While schools in the Big Ten, Big 12, ACC and Pac-12 are fine with playing a minimum of nine BCS-level foes per year, many SEC schools want to cap things at eight for bowl eligibility purposes. (Southern Cal, for example, will play nine Pac-12 games, one game against a Big Ten foe each year, as well as its yearly tilt with Notre Dame. That makes 11 BCS-level games per year.)
Additionally, the folks in Florida, Georgia and South Carolina have pointed out often that they already have a built-in BCS-level game as part of their schedules thanks to their in-state rivalries with Florida State, Georgia Tech and Clemson. (Kentucky fans would argue that Louisville is a major conference team as well, but the Big East is far from a major conference anymore.)
This brings us to what could be a better option altogether for the SEC… if the league actually wants to help tap the brakes on conference expansion.
Last year, the SEC welcomed in Texas A&M and then Missouri from the Big 12. That move destabilized the Big 12 until ESPN and FOX stepped in to dole out major cash to the league in an effort to hold it together.
Just last week, the SEC aided the Big 12′s rejuvenation process with the aforementioned bowl partnership. That gave the Big 12 more stability moving forward, but in turn, it made the ACC appear even more vulnerable. If the ACC is vulnerable, then massive realignment is still a possibility.
We’ve been told repeatedly from sources at just about every SEC school that no one in the league is anxious to become a 15- or 16-team conference. Just this week, interim Big 12 commissioner Chuck Neinas told an Austin, Texas radio station that an “SEC colleague” had told him not to expand past 12 because 14 is “unruly.”

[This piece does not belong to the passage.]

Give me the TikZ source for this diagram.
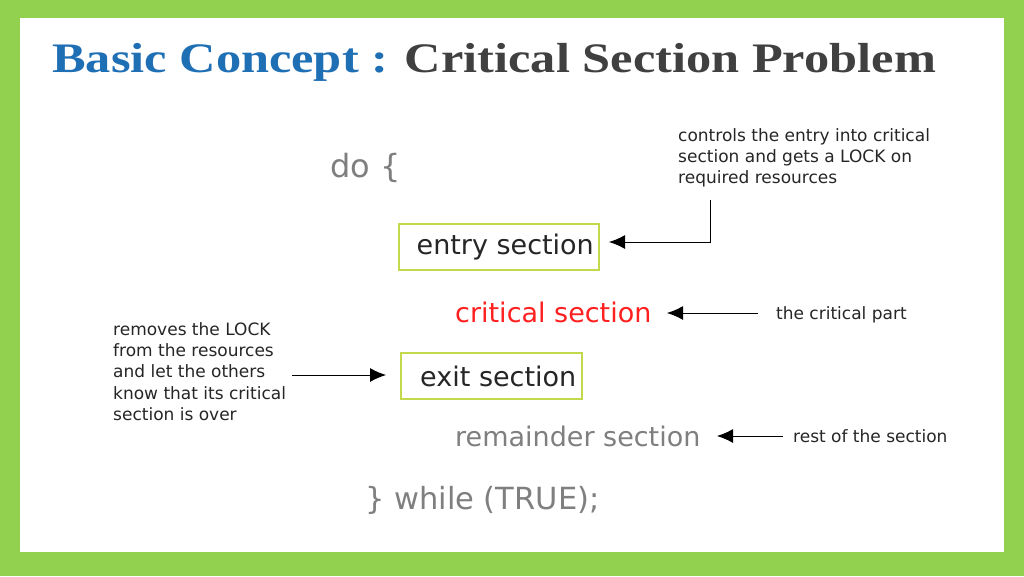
\documentclass[tikz,border=0pt]{standalone}
\usepackage{fontspec}
\setmainfont{DejaVu Sans}
\newfontfamily\titlefont{Liberation Serif}
\usetikzlibrary{arrows.meta}
\definecolor{frame}{HTML}{92D050}
\definecolor{tblue}{HTML}{1F6FB5}
\definecolor{tgray}{HTML}{404040}
\definecolor{cgray}{HTML}{7F7F7F}
\definecolor{boxc}{HTML}{C3D84A}
\definecolor{cred}{HTML}{FF2020}
\tikzset{
  code/.style={anchor=west,inner sep=0pt,font=\fontsize{27}{30}\selectfont},
  boxed/.style={draw=boxc,line width=1.5pt,anchor=west,inner sep=0pt,font=\fontsize{27}{30}\selectfont,text=black!85,minimum height=46pt},
  note/.style={anchor=north west,inner sep=0pt,align=left,font=\fontsize{17}{21.3}\selectfont,text=black!85},
  arr/.style={-{Latex[length=16pt,width=14pt]},line width=1pt}
}
\begin{document}
\begin{tikzpicture}[x=1pt,y=-1pt]
\fill[frame] (0,0) rectangle (1024,576);
\fill[white] (20,18) rectangle (1004,552);
\useasboundingbox (0,0) rectangle (1024,576);
\node[anchor=base west,inner sep=0pt,font=\titlefont\bfseries\fontsize{42}{44}\selectfont] (title) at (52,72) {\scalebox{1.2}[1]{\textcolor{tblue}{Basic Concept :} \textcolor{tgray}{Critical Section Problem}}};
\node[code,text=cgray,font=\fontsize{32}{34}\selectfont] (do) at (330,168) {do \{};
\node[boxed,minimum width=200pt] (entry) at (398,247) {\hspace{13pt}entry section};
\node[code,text=cred] (crit) at (455,312) {critical section};
\node[boxed,minimum width=181pt] (exit) at (400,376) {\hspace{14pt}exit section};
\node[code,text=cgray] (rem) at (455,436) {remainder section};
\node[code,text=cgray,font=\fontsize{30.5}{32}\selectfont] (wh) at (365,500) {\} while (TRUE);};
\node[note] (n1) at (678,128) {controls the entry into critical\\section and gets a LOCK on\\required resources};
\node[note,anchor=west] (n2) at (776,315) {the critical part};
\node[note] (n3) at (113,322) {removes the LOCK\\from the resources\\and let the others\\know that its critical\\section is over};
\node[note,anchor=west] (n4) at (793,436) {rest of the section};
\coordinate (c1) at (710,200);
\coordinate (t1) at (609,242);
\coordinate (t2) at (667,313);
\coordinate (t3) at (386,375);
\coordinate (t4) at (717,436);
\draw[arr] (c1) -- (710,242) -- (t1);
\draw[arr] (758,313) -- (t2);
\draw[arr] (292,375) -- (t3);
\draw[arr] (783,436) -- (t4);
\end{tikzpicture}
\end{document}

So how could the SEC make more money, fend off “strength of schedule” attacks from rival leagues (by guaranteeing nine BCS-level games per year), and help save the ACC? All the while making sure those folks already playing ACC schools don’t balk?

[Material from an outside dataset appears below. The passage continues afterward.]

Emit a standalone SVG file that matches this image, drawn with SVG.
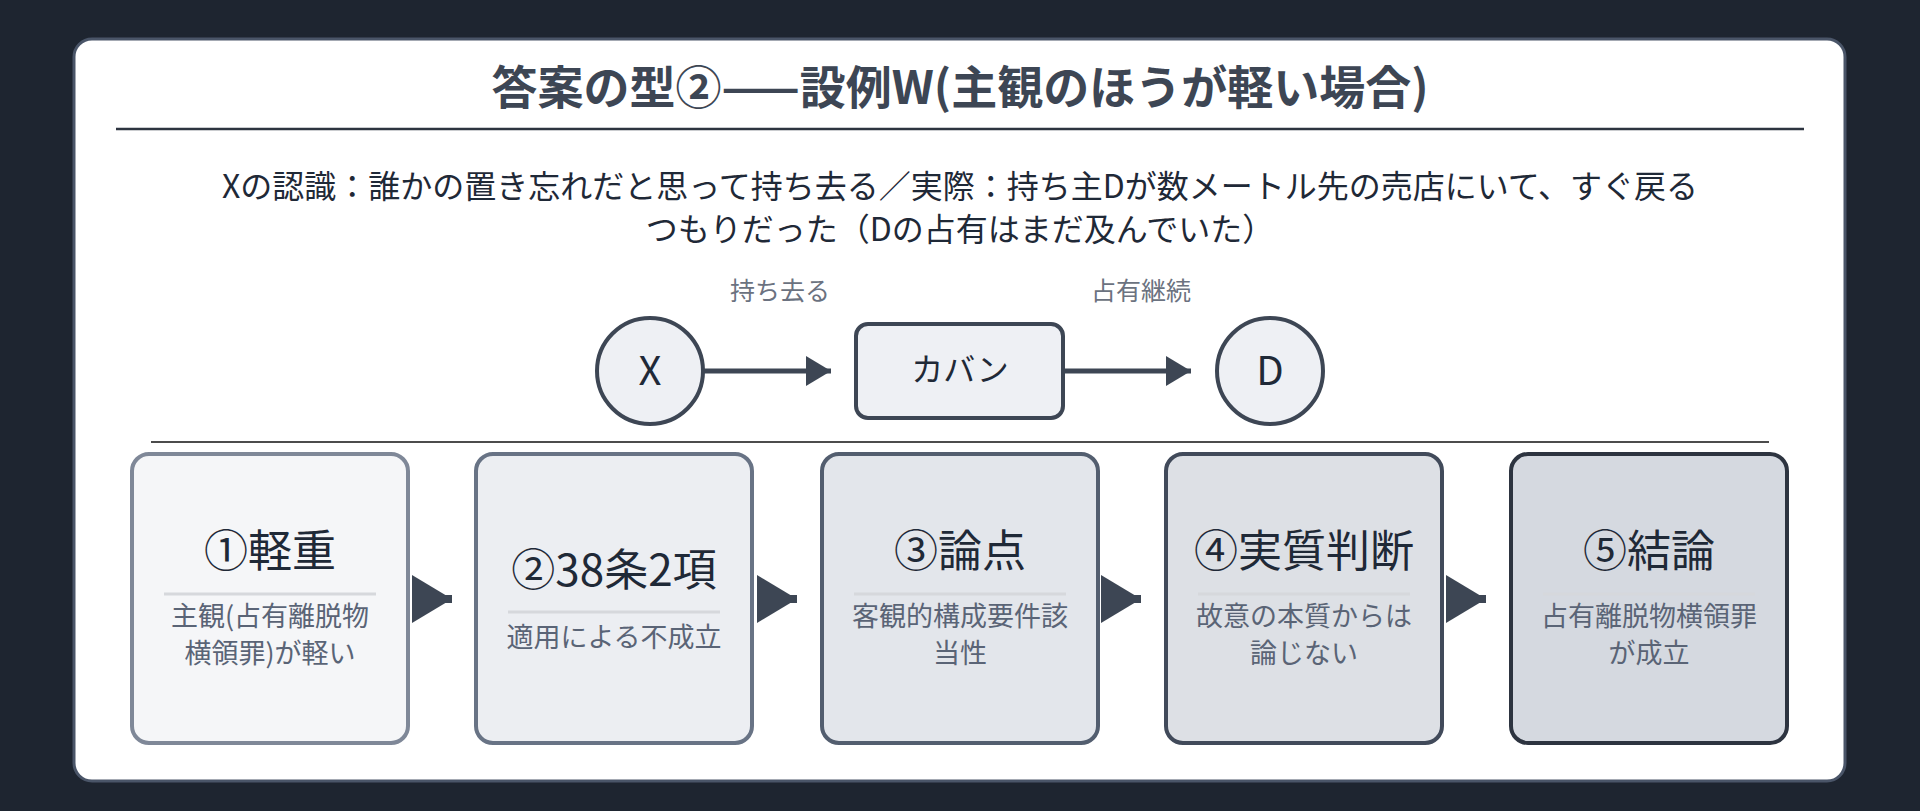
<svg xmlns="http://www.w3.org/2000/svg" width="1920" height="811" viewBox="0 0 1920 811">
<defs>
<style>
text{font-family:"Noto Sans CJK JP","Noto Sans",sans-serif;text-anchor:middle}
.t{font-size:44px;fill:#1f2937}
.s{font-size:27px;fill:#5a6476}
.dv{stroke:#d6d8dc;stroke-width:3}
.lb{font-size:25px;fill:#6b7280}
</style>
<marker id="ah" markerWidth="6" markerHeight="6" refX="5" refY="3" orient="auto" markerUnits="strokeWidth"><path d="M0,0 L5,3 L0,6 Z" fill="#3d4654"/></marker>
</defs>
<rect width="1920" height="811" fill="#1e2530"/>
<rect x="74" y="39" width="1771" height="742" rx="18" fill="#ffffff" stroke="#4a5568" stroke-width="3"/>
<text x="960" y="104" font-size="46" font-weight="bold" fill="#3d4654">答案の型②——設例W(主観のほうが軽い場合)</text>
<line x1="116" y1="129" x2="1804" y2="129" stroke="#2d3440" stroke-width="2.5"/>
<text x="960" y="198" font-size="32" fill="#1f2937">Xの認識：誰かの置き忘れだと思って持ち去る／実際：持ち主Dが数メートル先の売店にいて、すぐ戻る</text>
<text x="960" y="241" font-size="32" fill="#1f2937">つもりだった（Dの占有はまだ及んでいた）</text>
<g id="connectors">
<line x1="704" y1="371" x2="831" y2="371" stroke="#3d4654" stroke-width="5" marker-end="url(#ah)"/>
<line x1="1063" y1="371" x2="1191" y2="371" stroke="#3d4654" stroke-width="5" marker-end="url(#ah)"/>
<text class="lb" x="780" y="300">持ち去る</text>
<text class="lb" x="1141" y="300">占有継続</text>
<line x1="421" y1="599" x2="452" y2="599" stroke="#3d4654" stroke-width="8" marker-end="url(#ah)"/>
<line x1="766" y1="599" x2="797" y2="599" stroke="#3d4654" stroke-width="8" marker-end="url(#ah)"/>
<line x1="1110" y1="599" x2="1141" y2="599" stroke="#3d4654" stroke-width="8" marker-end="url(#ah)"/>
<line x1="1455" y1="599" x2="1486" y2="599" stroke="#3d4654" stroke-width="8" marker-end="url(#ah)"/>
</g>
<g id="nX"><circle cx="650" cy="371" r="53" fill="#eef0f4" stroke="#3d4654" stroke-width="4"/><text x="650" y="385" font-size="40" fill="#1f2937">X</text></g>
<g id="nBag"><rect x="856" y="324" width="207" height="94" rx="12" fill="#eef0f4" stroke="#3d4654" stroke-width="4"/><text x="960" y="381" font-size="32" fill="#1f2937">カバン</text></g>
<g id="nD"><circle cx="1270" cy="371" r="53" fill="#eef0f4" stroke="#3d4654" stroke-width="4"/><text x="1270" y="385" font-size="40" fill="#1f2937">D</text></g>
<line x1="151" y1="442" x2="1769" y2="442" stroke="#111" stroke-width="1.5"/>
<g id="s1"><rect x="132" y="454" width="276" height="289" rx="17" fill="#f5f6f8" stroke="#7f8898" stroke-width="4"/>
<text class="t" x="270" y="567">①軽重</text><line class="dv" x1="164" y1="594" x2="376" y2="594"/>
<text class="s" x="270" y="626">主観(占有離脱物</text><text class="s" x="270" y="663">横領罪)が軽い</text></g>
<g id="s2"><rect x="476" y="454" width="276" height="289" rx="17" fill="#eceef2" stroke="#687385" stroke-width="4"/>
<text class="t" x="614" y="586">②38条2項</text><line class="dv" x1="508" y1="612" x2="720" y2="612"/>
<text class="s" x="614" y="647">適用による不成立</text></g>
<g id="s3"><rect x="822" y="454" width="276" height="289" rx="17" fill="#e3e6eb" stroke="#535e6f" stroke-width="4"/>
<text class="t" x="960" y="567">③論点</text><line class="dv" x1="854" y1="594" x2="1066" y2="594"/>
<text class="s" x="960" y="626">客観的構成要件該</text><text class="s" x="960" y="663">当性</text></g>
<g id="s4"><rect x="1166" y="454" width="276" height="289" rx="17" fill="#dde0e5" stroke="#414a5a" stroke-width="4"/>
<text class="t" x="1304" y="567">④実質判断</text><line class="dv" x1="1198" y1="594" x2="1410" y2="594"/>
<text class="s" x="1304" y="626">故意の本質からは</text><text class="s" x="1304" y="663">論じない</text></g>
<g id="s5"><rect x="1511" y="454" width="276" height="289" rx="17" fill="#d5d9e0" stroke="#2d3440" stroke-width="4"/>
<text class="t" x="1649" y="567">⑤結論</text><line class="dv" x1="1543" y1="594" x2="1755" y2="594"/>
<text class="s" x="1649" y="626">占有離脱物横領罪</text><text class="s" x="1649" y="663">が成立</text></g>
</svg>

The answer is pretty clear.
In his column yesterday, Hurt suggested a series of Big 12-SEC games be played on opening weekend each year. Not bad. But if the SEC truly wants to slow expansion, we believe it should set up a series of annual games against the 14 ACC schools instead.
SEC coaches would likely be less worried about an ACC game tacked onto the schedule than a game against a Big 12 foe. Playing most of those games at neutral sites and grabbing a sponsor and an overall television partner would quiet SEC AD’s groans regarding lost income from lost home games every other year, too.

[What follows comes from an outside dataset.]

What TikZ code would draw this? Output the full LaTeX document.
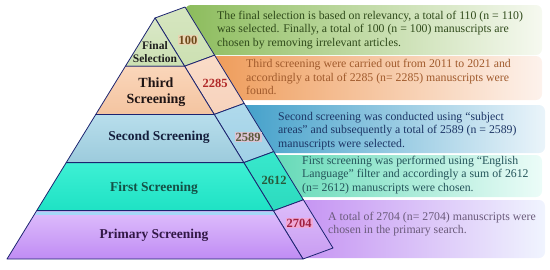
\documentclass[tikz,border=0pt]{standalone}
\usepackage{fontspec}
\setmainfont{Liberation Serif}
\usetikzlibrary{calc}
\definecolor{edge}{HTML}{1C2470}
\definecolor{tgreen}{HTML}{2F4A1A}
\definecolor{torange}{HTML}{A05A2C}
\definecolor{tblue}{HTML}{1C3565}
\definecolor{taqua}{HTML}{24545A}
\definecolor{tpurple}{HTML}{6A5A7A}
% boxes
\definecolor{gA}{HTML}{8CBC5C}\definecolor{gB}{HTML}{B8D59C}\definecolor{gC}{HTML}{F6F9F0}
\definecolor{oA}{HTML}{EE9955}\definecolor{oB}{HTML}{F6C4A0}\definecolor{oC}{HTML}{FDF2EC}
\definecolor{bA}{HTML}{3D9DC8}\definecolor{bB}{HTML}{8CC6E0}\definecolor{bC}{HTML}{EAF4FA}
\definecolor{aA}{HTML}{5ED8B4}\definecolor{aB}{HTML}{A0ECD8}\definecolor{aC}{HTML}{ECFCF8}
\definecolor{pA}{HTML}{C490F2}\definecolor{pB}{HTML}{DCC4F8}\definecolor{pC}{HTML}{F0F4FE}
% faces
\definecolor{s1t}{HTML}{D6E6C0}\definecolor{s1b}{HTML}{CCE0B2}
\definecolor{s2t}{HTML}{FADCC8}\definecolor{s2b}{HTML}{F7D2BC}
\definecolor{s3t}{HTML}{B0DAEC}\definecolor{s3b}{HTML}{A0D0E6}
\definecolor{s4t}{HTML}{38E8CC}\definecolor{s4b}{HTML}{2CDABE}
\definecolor{s5t}{HTML}{DEBEFA}\definecolor{s5b}{HTML}{C89CF2}
\definecolor{f1t}{HTML}{DAE8C8}\definecolor{f1b}{HTML}{CCE0B2}
\definecolor{f2t}{HTML}{FAD6BA}\definecolor{f2b}{HTML}{F4C4A0}
\definecolor{f3t}{HTML}{B8DEEC}\definecolor{f3b}{HTML}{9CCBDC}
\definecolor{f4t}{HTML}{3EF0D4}\definecolor{f4b}{HTML}{1EE2C4}
\definecolor{f5t}{HTML}{DEBEFC}\definecolor{f5b}{HTML}{C08CF4}
\definecolor{band}{HTML}{A4D8F8}
\definecolor{hl1}{HTML}{E8D4B2}\definecolor{hl3}{HTML}{DAC4D4}\definecolor{hl5}{HTML}{F0A8D6}
\definecolor{c1}{HTML}{6E4A1A}\definecolor{c2}{HTML}{B02828}\definecolor{c3}{HTML}{5A583A}
\definecolor{c4}{HTML}{285A3C}\definecolor{c5}{HTML}{A02040}
\definecolor{l1}{HTML}{1E1E1E}\definecolor{l2}{HTML}{1E1414}\definecolor{l3}{HTML}{141E3C}
\definecolor{l4}{HTML}{145046}\definecolor{l5}{HTML}{321846}
\begin{document}
\begin{tikzpicture}[x=1pt,y=-1pt,
  face/.style={draw=edge,line width=0.8pt,line join=round},
  tbox/.style={rounded corners=6pt},
  boxtxt/.style={anchor=west,align=left,inner sep=0pt,font=\fontsize{11.8}{13.6}\selectfont},
  lvl/.style={font=\bfseries\fontsize{13.5}{15}\selectfont,align=center,inner sep=0pt},
  num/.style={font=\bfseries\fontsize{12.5}{14}\selectfont,inner sep=1pt}]
\useasboundingbox (0,0) rectangle (550,269);
% pyramid coordinates
\coordinate (L0) at (155,18);   \coordinate (R0) at (155,18);   \coordinate (B0) at (185,7);
\coordinate (L1) at (125.4,66.2); \coordinate (R1) at (184.6,66.2); \coordinate (B1) at (214.6,55.2);
\coordinate (L2) at (95.8,114.4); \coordinate (R2) at (214.2,114.4); \coordinate (B2) at (244.2,103.4);
\coordinate (L3) at (66.2,162.6); \coordinate (R3) at (243.8,162.6); \coordinate (B3) at (273.8,151.6);
\coordinate (L4) at (36.6,210.8); \coordinate (R4) at (273.4,210.8); \coordinate (B4) at (303.4,199.8);
\coordinate (L5) at (7,259);      \coordinate (R5) at (303,259);     \coordinate (B5) at (333,248);
% text boxes
\shade[tbox,left color=gA,middle color=gB,right color=gC] (185,5) rectangle (542,55);
\shade[tbox,left color=oA,middle color=oB,right color=oC] (200,56) rectangle (542,100);
\shade[tbox,left color=bA,middle color=bB,right color=bC] (230,105) rectangle (545,153);
\shade[tbox,left color=aA,middle color=aB,right color=aC] (260,155) rectangle (542,197);
\shade[tbox,left color=pA,middle color=pB,right color=pC] (290,200) rectangle (545,258);
% side faces
\shade[face,top color=s1t,bottom color=s1b] (R0) -- (B0) -- (B1) -- (R1) -- cycle;
\shade[face,top color=s2t,bottom color=s2b] (R1) -- (B1) -- (B2) -- (R2) -- cycle;
\shade[face,top color=s3t,bottom color=s3b] (R2) -- (B2) -- (B3) -- (R3) -- cycle;
\shade[face,top color=s4t,bottom color=s4b] (R3) -- (B3) -- (B4) -- (R4) -- cycle;
\shade[face,top color=s5t,bottom color=s5b] (R4) -- (B4) -- (B5) -- (R5) -- cycle;
% front faces
\shade[face,top color=f1t,bottom color=f1b] (L0) -- (R1) -- (L1) -- cycle;
\shade[face,top color=f2t,bottom color=f2b] (L1) -- (R1) -- (R2) -- (L2) -- cycle;
\shade[face,top color=f3t,bottom color=f3b] (L2) -- (R2) -- (R3) -- (L3) -- cycle;
\shade[face,top color=f4t,bottom color=f4b] (L3) -- (R3) -- (R4) -- (L4) -- cycle;
\shade[face,top color=f5t,bottom color=f5b] (L4) -- (R4) -- (R5) -- (L5) -- cycle;
\fill[band] ($(L4)!0.02!(L5)+(1,0)$) -- ($(R4)!0.02!(R5)+(-1,0)$) -- ($(R4)!0.085!(R5)+(-1,0)$) -- ($(L4)!0.085!(L5)+(1,0)$) -- cycle;
\draw[edge,line width=0.8pt] (L4) -- (R4);
% level labels
\node[lvl,font=\bfseries\fontsize{11.5}{13}\selectfont,text=l1] (lf) at (155,52) {Final\\Selection};
\node[lvl,font=\bfseries\fontsize{14}{15.5}\selectfont,text=l2] (lt) at (156,92) {Third\\Screening};
\node[lvl,text=l3] (ls) at (159,137) {Second Screening};
\node[lvl,text=l4] (lfi) at (154,188) {First Screening};
\node[lvl,text=l5] (lp) at (154,235) {Primary Screening};
% numbers
\node[num,fill=hl1,text=c1] (n1) at (188,40) {100};
\node[num,text=c2] (n2) at (215,83) {2285};
\node[num,fill=hl3,text=c3] (n3) at (248,137) {2589};
\node[num,text=c4] (n4) at (274,180) {2612};
\node[num,fill=hl5,text=c5] (n5) at (299,223) {2704};
% box texts
\node[boxtxt,text=tgreen] (t1) at (217,30) {The final selection is based on relevancy, a total of 110 (n = 110)\\was selected. Finally, a total of 100 (n = 100) manuscripts are\\chosen by removing irrelevant articles.};
\node[boxtxt,text=torange] (t2) at (246,77) {Third screening were carried out from 2011 to 2021 and\\accordingly a total of 2285 (n= 2285) manuscripts were\\found.};
\node[boxtxt,text=tblue] (t3) at (278,131) {Second screening was conducted using “subject\\areas” and subsequently a total of 2589 (n = 2589)\\manuscripts were selected.};
\node[boxtxt,text=taqua] (t4) at (302,175) {First screening was performed using “English\\Language” filter and accordingly a sum of 2612\\(n= 2612) manuscripts were chosen.};
\node[boxtxt,text=tpurple] (t5) at (328,224) {A total of 2704 (n= 2704) manuscripts were\\chosen in the primary search.};
\end{tikzpicture}
\end{document}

The SEC’s television partners have already asked the league to start scheduling better games toward the end of the season. For that reason — as well as the fact that USC-CU, UF-FSU, and UGA-GT already play at the end of the season — we would suggest lining up neutral site ACC-SEC rivalry games over the final two weeks of the season.
The ACC and SEC share a major corporate partner in AT&T. Now let’s say ESPN, AT&T and nine NFL cities/stadiums all cough up dough to create the AT&T SEC-ACC Football Challenge each season? How much money would that be worth? How much would that help the SEC in answering cries that its teams only play eight guaranteed BCS-level foes per season? How much would such income — and a partnership with the SEC — help stabilize the ACC.
Answer to all: A bunch.
As a hypothetical, let’s imagine that Carolina-Clemson, Florida-FSU, and Georgia-Georgia Tech continue to play each other on a home-and-home basis. Ditto Vanderbilt and Wake Forest which are winding down a seven-year home-and-home contract themselves. If Kentucky squawked over having to play both Louisville and an ACC foe, give them a permanent home-and-home rivalry with the ACC’s traditional cellar-dweller, Duke. There’s already a hoops rivalry there between the fanbases.
That leaves nine schools from each league to pair with one another each season. Those schools could rotate foes on a regular basis, always meeting on neutral sites. Here’s an example of what might be possible in a single season:
Alabama vs Pittsburgh at LP Field in Nashville, TN
Arkansas vs North Carolina at The Georgia Dome in Atlanta, GA
Auburn vs Syracuse at Giants Stadium in East Rutherford, NJ
Clemson at South Carolina (permanent foe, home and home)
Kentucky at Duke (permanent foe, home and home)
Florida State at Florida (permanent foe, home and home)
Georgia at Georgia Tech (permanent foe, home and home)
Kentucky at Duke (permanent foe, home and home)
LSU vs Virginia Tech at FedEx Field in Washington, DC
Missouri vs Virginia at The Edward Jones Dome in St. Louis, MO
Mississippi State vs North Carolina State at Bank of America Stadium in Charlotte, NC
Ole Miss vs Maryland at M&T Bank Stadium in Baltimore, MD
Tennessee vs Boston College at Gillette Stadium in Foxborough, MA
Texas A&M vs Miami at Cowboys Stadium in Arlington, TX
Wake Forest at Vanderbilt (permanent foe, home and home)
Other stadiums and cities could be used based upon a bidding process and availability — Lincoln Financial Field in Philadelphia, the Superdome in New Orleans, Reliant Stadium in Houston, Yankee Stadium in New York, etc, etc. Those sites could rotate in and out, too. The above is just an example of what’s possible.
Lining up a year-in, year-out sponsored series of late-season football games against the ACC would accomplish three things:
1. It would bring in more dollars for both leagues (which should be enough to get the ACC on board with such a plan).
2. Those dollars and the credibility of partnering with the SEC could help hold the ACC together (and prevent the SEC from having to expand again so soon after going two new teams).
3. It would guarantee each SEC foe at least nine BCS-level contests per season, which would aid the league in the polls and computer rankings.
We at MrSEC.com understand the thinking behind a Big 12-SEC regular-season partnership to rival the Big Ten’s new deal with the Pac-12. But we believe the better play would be in setting up an annual SEC-ACC partnership. Better for the ACC. Better for the SEC. Better for the stability of the college football landscape.